**YOUR TASK**
In the material below, identify each line bearing the word "this". Reproduce those lines.

########

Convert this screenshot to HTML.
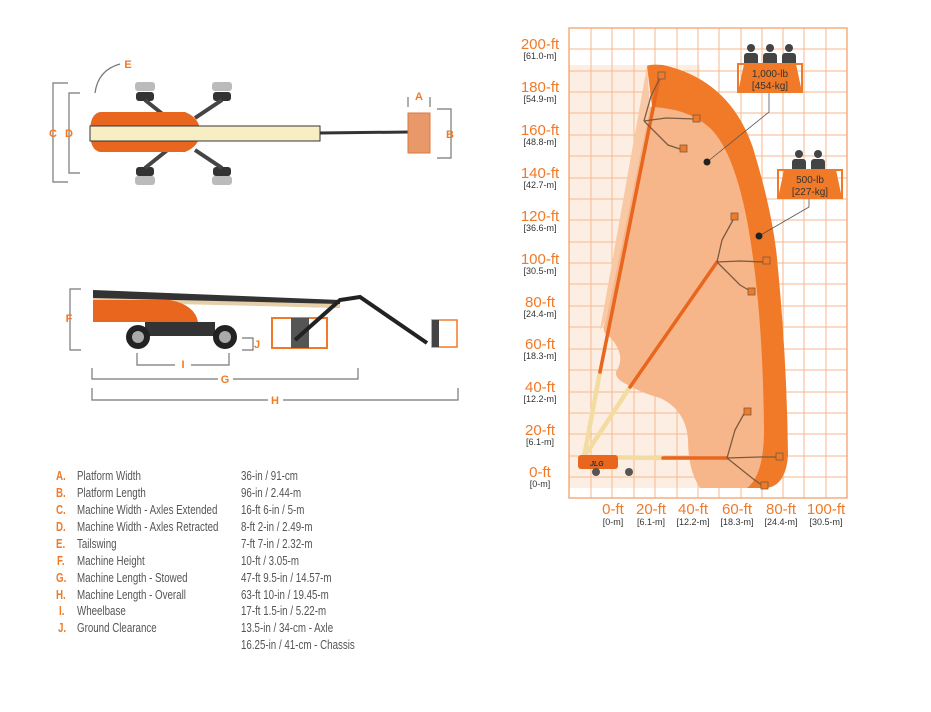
<!DOCTYPE html>
<html><head><meta charset="utf-8"><style>
body{margin:0;background:#fff;width:931px;height:712px;overflow:hidden;position:relative;font-family:"Liberation Sans",sans-serif}
.specs{position:absolute;left:0;top:0}
.r{position:absolute;font-size:12.5px;color:#555;white-space:nowrap;transform-origin:0 50%;transform:scaleX(0.78);line-height:14px}
.l{color:#f07a28;font-weight:bold}
</style></head><body>
<svg width="931" height="712" style="position:absolute;left:0;top:0" font-family="Liberation Sans, sans-serif">
<rect x="569" y="65" width="131" height="423" fill="#fdeee3"/>
<g stroke="#f6b98e" stroke-width="1">
<line x1="591" y1="28" x2="591" y2="498"/><line x1="612" y1="28" x2="612" y2="498"/><line x1="634" y1="28" x2="634" y2="498"/><line x1="655" y1="28" x2="655" y2="498"/><line x1="677" y1="28" x2="677" y2="498"/><line x1="698" y1="28" x2="698" y2="498"/><line x1="719" y1="28" x2="719" y2="498"/><line x1="741" y1="28" x2="741" y2="498"/><line x1="762" y1="28" x2="762" y2="498"/><line x1="783" y1="28" x2="783" y2="498"/><line x1="804" y1="28" x2="804" y2="498"/><line x1="826" y1="28" x2="826" y2="498"/>
<line x1="569" y1="49" x2="847" y2="49"/><line x1="569" y1="71" x2="847" y2="71"/><line x1="569" y1="92" x2="847" y2="92"/><line x1="569" y1="113" x2="847" y2="113"/><line x1="569" y1="135" x2="847" y2="135"/><line x1="569" y1="156" x2="847" y2="156"/><line x1="569" y1="178" x2="847" y2="178"/><line x1="569" y1="199" x2="847" y2="199"/><line x1="569" y1="220" x2="847" y2="220"/><line x1="569" y1="242" x2="847" y2="242"/><line x1="569" y1="263" x2="847" y2="263"/><line x1="569" y1="284" x2="847" y2="284"/><line x1="569" y1="306" x2="847" y2="306"/><line x1="569" y1="327" x2="847" y2="327"/><line x1="569" y1="349" x2="847" y2="349"/><line x1="569" y1="370" x2="847" y2="370"/><line x1="569" y1="392" x2="847" y2="392"/><line x1="569" y1="413" x2="847" y2="413"/><line x1="569" y1="434" x2="847" y2="434"/><line x1="569" y1="456" x2="847" y2="456"/><line x1="569" y1="477" x2="847" y2="477"/>
</g>
<rect x="569" y="28" width="278" height="470" fill="none" stroke="#f3a16a" stroke-width="1.3"/>
<path d="M647 66 Q650 64 663 65 Q730 80 753 148 Q772 210 777 258 Q787 360 788 455 Q786 485 767 488 L700 488 Z" fill="#f07a28"/>
<path d="M650 107 Q690 108 712 130 Q740 160 753 258 Q763 330 764 430 Q764 475 747 488 L700 488 Q688 470 688 440 Q686 410 660 398 Q640 392 630 386 Q612 378 617 370 Q626 355 610 337 Q600 333 606 320 Z" fill="#f7b68a"/>
<path d="M647 66 L650 107 L606 320 L600 330 Z" fill="#f9c9a6"/>
<g stroke-linecap="round">
<line x1="584" y1="457" x2="600" y2="372" stroke="#f3dca0" stroke-width="4.5"/>
<line x1="600" y1="372" x2="660" y2="74" stroke="#e8661e" stroke-width="3.5"/>
<line x1="584" y1="457" x2="630" y2="387" stroke="#f3dca0" stroke-width="4.5"/>
<line x1="630" y1="387" x2="717" y2="262" stroke="#e8661e" stroke-width="3.5"/>
<line x1="584" y1="457" x2="663" y2="458" stroke="#f3dca0" stroke-width="4.5"/>
<line x1="663" y1="458" x2="727" y2="458" stroke="#e8661e" stroke-width="3.5"/>
</g>
<g stroke="#7a5a40" stroke-width="1.3" fill="none">
<path d="M644 121 L666 118 L695 119"/><path d="M644 121 L668 145 L683 150"/><path d="M644 121 L651 96 L661 76"/>
<path d="M717 262 L740 261 L765 262"/><path d="M717 262 L740 285 L752 292"/><path d="M717 262 L722 240 L733 220"/>
<path d="M727 458 L760 457 L780 457"/><path d="M727 458 L752 478 L763 486"/><path d="M727 458 L735 430 L745 412"/>
</g>
<g fill="#f07a28" stroke="#7a5a40" stroke-width="0.8">
<rect x="658" y="72" width="7" height="7"/><rect x="693" y="115" width="7" height="7"/><rect x="680" y="145" width="7" height="7"/>
<rect x="731" y="213" width="7" height="7"/><rect x="763" y="257" width="7" height="7"/><rect x="748" y="288" width="7" height="7"/>
<rect x="744" y="408" width="7" height="7"/><rect x="776" y="453" width="7" height="7"/><rect x="761" y="482" width="7" height="7"/>
</g>
<rect x="578" y="455" width="40" height="14" rx="3" fill="#e8661e"/>
<text x="590" y="466" font-size="7" font-weight="bold" fill="#333" font-style="italic">JLG</text>
<circle cx="596" cy="472" r="4" fill="#555"/><circle cx="629" cy="472" r="4" fill="#555"/>
<polyline points="769,92 769,112 707,162" fill="none" stroke="#555" stroke-width="0.8"/>
<polyline points="809,198 809,207 759,236" fill="none" stroke="#555" stroke-width="0.8"/>
<circle cx="707" cy="162" r="3.5" fill="#222"/><circle cx="759" cy="236" r="3.5" fill="#222"/>
<g fill="#444">
<circle cx="751" cy="48" r="4"/><rect x="744" y="53" width="14" height="14" rx="3"/>
<circle cx="770" cy="48" r="4"/><rect x="763" y="53" width="14" height="14" rx="3"/>
<circle cx="789" cy="48" r="4"/><rect x="782" y="53" width="14" height="14" rx="3"/>
<circle cx="799" cy="154" r="4"/><rect x="792" y="159" width="14" height="14" rx="3"/>
<circle cx="818" cy="154" r="4"/><rect x="811" y="159" width="14" height="14" rx="3"/>
</g>
<path d="M738 64 H802 V92 H738 Z" fill="none" stroke="#f07a28" stroke-width="2"/>
<path d="M744 64 H796 L802 92 H738 Z" fill="#f07a28"/>
<text x="770" y="77" font-size="10" fill="#333" text-anchor="middle">1,000-lb</text>
<text x="770" y="89" font-size="10" fill="#333" text-anchor="middle">[454-kg]</text>
<path d="M778 170 H842 V198 H778 Z" fill="none" stroke="#f07a28" stroke-width="2"/>
<path d="M784 170 H836 L842 198 H778 Z" fill="#f07a28"/>
<text x="810" y="183" font-size="10" fill="#333" text-anchor="middle">500-lb</text>
<text x="810" y="195" font-size="10" fill="#333" text-anchor="middle">[227-kg]</text>
<g font-size="15" fill="#f07a28" text-anchor="middle">
<text x="540" y="49">200-ft</text><text x="540" y="92">180-ft</text><text x="540" y="135">160-ft</text><text x="540" y="178">140-ft</text><text x="540" y="221">120-ft</text><text x="540" y="264">100-ft</text><text x="540" y="307">80-ft</text><text x="540" y="349">60-ft</text><text x="540" y="392">40-ft</text><text x="540" y="435">20-ft</text><text x="540" y="477">0-ft</text>
</g>
<g font-size="9" fill="#333" text-anchor="middle">
<text x="540" y="59">[61.0-m]</text><text x="540" y="102">[54.9-m]</text><text x="540" y="145">[48.8-m]</text><text x="540" y="188">[42.7-m]</text><text x="540" y="231">[36.6-m]</text><text x="540" y="274">[30.5-m]</text><text x="540" y="317">[24.4-m]</text><text x="540" y="359">[18.3-m]</text><text x="540" y="402">[12.2-m]</text><text x="540" y="445">[6.1-m]</text><text x="540" y="487">[0-m]</text>
</g>
<g font-size="15" fill="#f07a28" text-anchor="middle">
<text x="613" y="514">0-ft</text><text x="651" y="514">20-ft</text><text x="693" y="514">40-ft</text><text x="737" y="514">60-ft</text><text x="781" y="514">80-ft</text><text x="826" y="514">100-ft</text>
</g>
<g font-size="9" fill="#333" text-anchor="middle">
<text x="613" y="525">[0-m]</text><text x="651" y="525">[6.1-m]</text><text x="693" y="525">[12.2-m]</text><text x="737" y="525">[18.3-m]</text><text x="781" y="525">[24.4-m]</text><text x="826" y="525">[30.5-m]</text>
</g>

<g fill="none" stroke="#777" stroke-width="1.2">
<polyline points="68,83 53,83 53,182 68,182"/>
<polyline points="80,93 69,93 69,173 80,173"/>
<path d="M95 93 Q98 70 120 64"/>
<polyline points="408,107 408,97"/><polyline points="430,107 430,97"/>
<polyline points="437,109 451,109 451,158 437,158"/>
<polyline points="81,289 70,289 70,350 81,350"/>
<polyline points="242,338 253,338 253,350 242,350"/>
<polyline points="137,353 137,365 175,365"/><polyline points="191,365 229,365 229,353"/>
<polyline points="92,368 92,379 218,379"/><polyline points="233,379 358,379 358,368"/>
<polyline points="92,388 92,400 268,400"/><polyline points="283,400 458,400 458,388"/>
</g>
<g fill="#bbb"><rect x="135" y="82" width="20" height="9" rx="3"/><rect x="212" y="82" width="20" height="9" rx="3"/><rect x="135" y="176" width="20" height="9" rx="3"/><rect x="212" y="176" width="20" height="9" rx="3"/></g>
<g fill="#333"><rect x="136" y="92" width="18" height="9" rx="3"/><rect x="213" y="92" width="18" height="9" rx="3"/><rect x="136" y="167" width="18" height="9" rx="3"/><rect x="213" y="167" width="18" height="9" rx="3"/></g>
<g stroke="#444" stroke-width="4"><line x1="145" y1="100" x2="170" y2="120"/><line x1="222" y1="100" x2="195" y2="118"/><line x1="145" y1="168" x2="170" y2="148"/><line x1="222" y1="168" x2="195" y2="150"/></g>
<path d="M100 112 H185 Q200 118 200 132 Q200 146 185 152 H100 Q90 150 90 132 Q90 114 100 112Z" fill="#e8661e"/>
<rect x="90" y="126" width="230" height="15" fill="#f8eec4" stroke="#333" stroke-width="1"/>
<line x1="320" y1="133" x2="410" y2="132" stroke="#333" stroke-width="3"/>
<rect x="408" y="113" width="22" height="40" fill="#e9986a" stroke="#d97a40"/>
<polygon points="93,290 340,300 340,308 93,300" fill="#333"/>
<polygon points="93,298 340,304 340,308 93,302" fill="#e5cfa8"/>
<path d="M93 300 H170 Q195 305 198 322 H93 Z" fill="#e8661e"/>
<rect x="145" y="322" width="70" height="14" fill="#333"/>
<circle cx="138" cy="337" r="12" fill="#222"/><circle cx="138" cy="337" r="6" fill="#aaa"/>
<circle cx="225" cy="337" r="12" fill="#222"/><circle cx="225" cy="337" r="6" fill="#aaa"/>
<rect x="272" y="318" width="55" height="30" fill="none" stroke="#f07a28" stroke-width="2"/>
<rect x="291" y="318" width="18" height="30" fill="#555"/>
<polyline points="295,340 340,300 360,297 427,343" fill="none" stroke="#222" stroke-width="4"/>
<rect x="432" y="320" width="25" height="27" fill="none" stroke="#f07a28" stroke-width="1.5"/>
<rect x="432" y="320" width="7" height="27" fill="#444"/>
<g font-size="11" font-weight="bold" fill="#f07a28" text-anchor="middle">
<text x="53" y="137">C</text><text x="69" y="137">D</text><text x="128" y="68">E</text><text x="419" y="100">A</text><text x="450" y="138">B</text>
<text x="69" y="322">F</text><text x="257" y="348">J</text><text x="183" y="368">I</text><text x="225" y="383">G</text><text x="275" y="404">H</text>
</g>
</svg>
<div class="specs">
<div class="r l" style="left:56px;top:469px">A.</div><div class="r" style="left:77px;top:469px">Platform Width</div><div class="r" style="left:241px;top:469px">36-in / 91-cm</div>
<div class="r l" style="left:56px;top:486px">B.</div><div class="r" style="left:77px;top:486px">Platform Length</div><div class="r" style="left:241px;top:486px">96-in / 2.44-m</div>
<div class="r l" style="left:56px;top:503px">C.</div><div class="r" style="left:77px;top:503px">Machine Width - Axles Extended</div><div class="r" style="left:241px;top:503px">16-ft 6-in / 5-m</div>
<div class="r l" style="left:56px;top:520px">D.</div><div class="r" style="left:77px;top:520px">Machine Width - Axles Retracted</div><div class="r" style="left:241px;top:520px">8-ft 2-in / 2.49-m</div>
<div class="r l" style="left:56px;top:537px">E.</div><div class="r" style="left:77px;top:537px">Tailswing</div><div class="r" style="left:241px;top:537px">7-ft 7-in / 2.32-m</div>
<div class="r l" style="left:57px;top:554px">F.</div><div class="r" style="left:77px;top:554px">Machine Height</div><div class="r" style="left:241px;top:554px">10-ft / 3.05-m</div>
<div class="r l" style="left:56px;top:571px">G.</div><div class="r" style="left:77px;top:571px">Machine Length - Stowed</div><div class="r" style="left:241px;top:571px">47-ft 9.5-in / 14.57-m</div>
<div class="r l" style="left:56px;top:588px">H.</div><div class="r" style="left:77px;top:588px">Machine Length - Overall</div><div class="r" style="left:241px;top:588px">63-ft 10-in / 19.45-m</div>
<div class="r l" style="left:59px;top:604px">I.</div><div class="r" style="left:77px;top:604px">Wheelbase</div><div class="r" style="left:241px;top:604px">17-ft 1.5-in / 5.22-m</div>
<div class="r l" style="left:58px;top:621px">J.</div><div class="r" style="left:77px;top:621px">Ground Clearance</div><div class="r" style="left:241px;top:621px">13.5-in / 34-cm - Axle</div>
<div class="r" style="left:241px;top:638px">16.25-in / 41-cm - Chassis</div>
</div>
</body></html>
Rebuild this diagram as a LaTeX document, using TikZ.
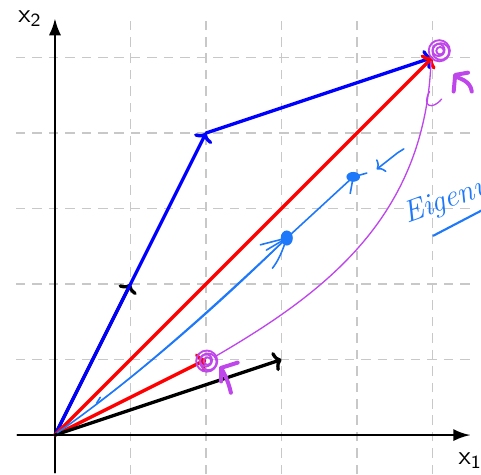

########

**EXPECTED ANSWER**
Convert this screenshot to HTML.
Rebuild this diagram as a LaTeX document, using TikZ.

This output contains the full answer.